At the Blue Note on Wednesday, January 11.

Jazz is never going to be my thing. I have tried (and tried and tried and tried), but I always feel at sea to some extent. Sometimes I get something out of it, and sometimes I simply don’t, but the music never truly speaks to me the way other genres do. I feel bad about that (I feel bad about lots of things), but there it is.

That said, the surest way to pull me out a little bit is to feature a good pianist, and McCoy Tyner happens to be a great one. His résumé—pianist for the John Coltrane Quartet as well as sideman on numerous albums for Blue Note Records and eventual bandleader—is obviously pretty striking (it’s generally a good sign if even I recognize the names), but it wasn’t just Tyner’s credentials that impressed me.
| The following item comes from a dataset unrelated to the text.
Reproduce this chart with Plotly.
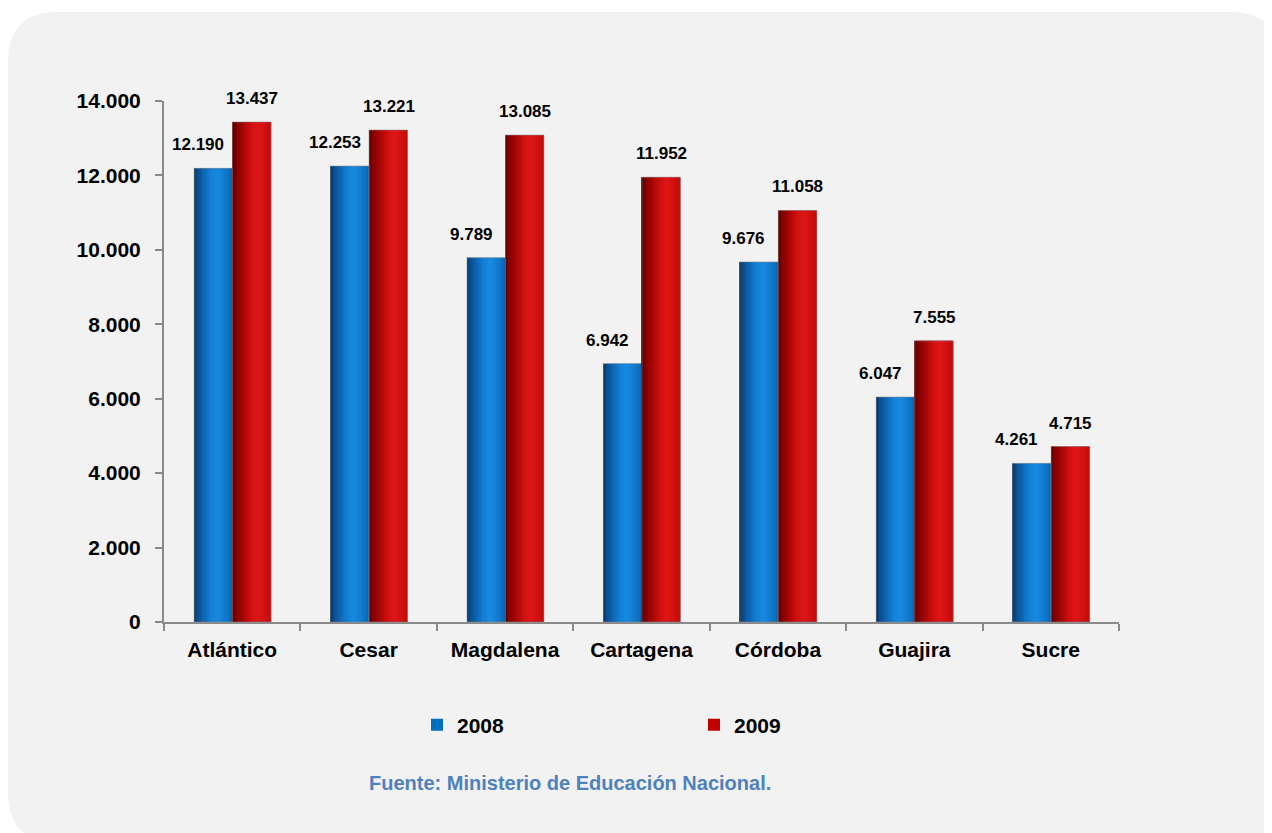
import plotly.graph_objects as go

# ---------------- data ----------------
categories = ["Atlántico", "Cesar", "Magdalena", "Cartagena", "Córdoba", "Guajira", "Sucre"]
values_2008 = [12190, 12253, 9789, 6942, 9676, 6047, 4261]
values_2009 = [13437, 13221, 13085, 11952, 11058, 7555, 4715]
series_names = ["2008", "2009"]
y_tick_values = [0, 2000, 4000, 6000, 8000, 10000, 12000, 14000]
source_text = "Fuente: Ministerio de Educación Nacional."

# ---------------- layout constants ----------------
OFF = 8                              # page body margin
W, H = 1272 - OFF, 833 - OFF
L, R, T, B = 164, 1119, 101, 622     # plot area in screen pixels
FONT = "Liberation Sans, Arial, sans-serif"


def px_x(p):
    return (p - L) / (R - L)


def px_y(p):
    return (B - p) / (B - T)


def hex2rgb(h):
    h = h.lstrip("#")
    return tuple(int(h[i:i + 2], 16) for i in (0, 2, 4))


def grad(stops, t):
    for (t0, c0), (t1, c1) in zip(stops[:-1], stops[1:]):
        if t0 <= t <= t1:
            f = (t - t0) / (t1 - t0) if t1 > t0 else 0
            a, b = hex2rgb(c0), hex2rgb(c1)
            return "rgb(%d,%d,%d)" % tuple(round(a[i] + (b[i] - a[i]) * f) for i in range(3))
    return stops[-1][1]


blue_stops = [(0.0, "#082a50"), (0.08, "#0a4a88"), (0.25, "#0c64b0"),
              (0.45, "#1380d6"), (0.62, "#168ae2"), (0.8, "#117ccf"),
              (0.95, "#0e6cbc"), (1.0, "#0c5ea8")]
red_stops = [(0.0, "#520000"), (0.1, "#7e0000"), (0.3, "#aa0606"),
             (0.5, "#d01010"), (0.66, "#de1616"), (0.82, "#d31111"),
             (1.0, "#c20b0b")]

bar_w = 0.282
offsets = [-0.279, 0.003]
N = 22

fig = go.Figure()

series = [(values_2008, blue_stops, "#0070C0"), (values_2009, red_stops, "#C00000")]
for (vals, stops, legend_col), name, off in zip(series, series_names, offsets):
    # base trace (legend entry)
    fig.add_trace(go.Bar(x=categories, y=vals, name=name, offset=off, width=bar_w,
                         marker=dict(color=legend_col, line=dict(width=0)),
                         hoverinfo="skip", showlegend=True))
    for k in range(N):
        t = (k + 0.5) / N
        fig.add_trace(go.Bar(x=categories, y=vals, offset=off + k * bar_w / N,
                             width=bar_w / N,
                             marker=dict(color=grad(stops, t), line=dict(width=0)),
                             hoverinfo="skip", showlegend=False))
    # thin outline
    fig.add_trace(go.Bar(x=categories, y=vals, offset=off, width=bar_w,
                         marker=dict(color="rgba(0,0,0,0)",
                                     line=dict(width=1, color="rgba(140,140,140,0.55)")),
                         hoverinfo="skip", showlegend=False))


def fmt(v):
    return f"{v:,}".replace(",", ".")


annotations = []
for cat, v in zip(categories, values_2008):
    annotations.append(dict(x=cat, y=v, text=fmt(v), showarrow=False, xref="x", yref="y",
                            xanchor="center", yanchor="bottom", xshift=-34, yshift=12,
                            font=dict(family=FONT, size=17, color="black", weight="bold")))
for cat, v in zip(categories, values_2009):
    annotations.append(dict(x=cat, y=v, text=fmt(v), showarrow=False, xref="x", yref="y",
                            xanchor="center", yanchor="bottom", xshift=20, yshift=12,
                            font=dict(family=FONT, size=17, color="black", weight="bold")))
annotations.append(dict(x=px_x(570), y=px_y(783), xref="paper", yref="paper", text=source_text,
                        showarrow=False, xanchor="center", yanchor="middle",
                        font=dict(family=FONT, size=20, color="#4F81BD", weight="bold")))

# rounded background panel
x0, x1 = px_x(8), px_x(1280)
y1, y0 = px_y(12), px_y(842)
rx, ry = 50 / (R - L), 50 / (B - T)
path = (f"M{x0 + rx},{y1} L{x1 - rx},{y1} Q{x1},{y1} {x1},{y1 - ry} "
        f"L{x1},{y0 + ry} Q{x1},{y0} {x1 - rx},{y0} L{x0 + rx},{y0} "
        f"Q{x0},{y0} {x0},{y0 + ry} L{x0},{y1 - ry} Q{x0},{y1} {x0 + rx},{y1} Z")

axis_col = "#8a8a8a"
fig.update_layout(
    width=W, height=H, autosize=False,
    margin=dict(l=L - OFF, r=W - (R - OFF), t=T - OFF, b=H - (B - OFF), pad=0),
    paper_bgcolor="white", plot_bgcolor="rgba(0,0,0,0)",
    barmode="overlay", separators=",.",
    font=dict(family=FONT, color="black"),
    shapes=[dict(type="path", path=path, xref="paper", yref="paper",
                 fillcolor="#F2F2F2", line=dict(width=0), layer="below")],
    annotations=annotations,
    xaxis=dict(type="category", showline=True, linecolor=axis_col, linewidth=2,
               ticks="outside", tickson="boundaries", ticklen=7, tickwidth=2,
               tickcolor=axis_col, showgrid=False, zeroline=False, tickangle=0,
               tickfont=dict(family=FONT, size=21, color="black", weight="bold"),
               ticklabelstandoff=8, range=[-0.5, 6.5]),
    yaxis=dict(range=[0, 14000], tickvals=y_tick_values, tickformat=",d",
               showline=True, linecolor=axis_col, linewidth=2, ticks="outside",
               ticklen=7, tickwidth=2, tickcolor=axis_col, showgrid=False,
               zeroline=False, ticklabelstandoff=10,
               tickfont=dict(family=FONT, size=21, color="black", weight="bold")),
    legend=dict(orientation="h", x=px_x(417), xanchor="left", y=px_y(725), yanchor="middle",
                entrywidth=232, entrywidthmode="pixels", bgcolor="rgba(0,0,0,0)",
                font=dict(family=FONT, size=21, color="black", weight="bold"),
                itemclick=False, itemdoubleclick=False),
    showlegend=True,
)

fig.write_html("out.html")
He’s an incredible pianist, in a way that transcends genre altogether.

Besides the obvious sense of line (which is sort of a prerequisite), Tyner has a great flair for texture, playing with inner voices and romping bass lines and lushly intriguing harmonic progressions. Other jazz pianists I’ve heard achieve that sort of thing by riffing on Rachmaninoff, for example, but Tyner doesn’t need to borrow. Those characteristics are already his, whether he’s backgrounding behind one of the others in the band or taking the foreground himself. His playing sets the instrument at its best, highlighting its versatility, ranging from raw percussiveness to liquid melodies.

Tyner was generous in giving featured saxophonist Gary Bartz, as well as the bassist and drummer, their moments in the spotlight—and each is quite talented—but I think I enjoyed his solo best, simply because I so appreciated his expressive virtuosity at the piano. Okay, so the music itself still lives me a bit cool. Tyner’s performance was definitely hot enough to compensate.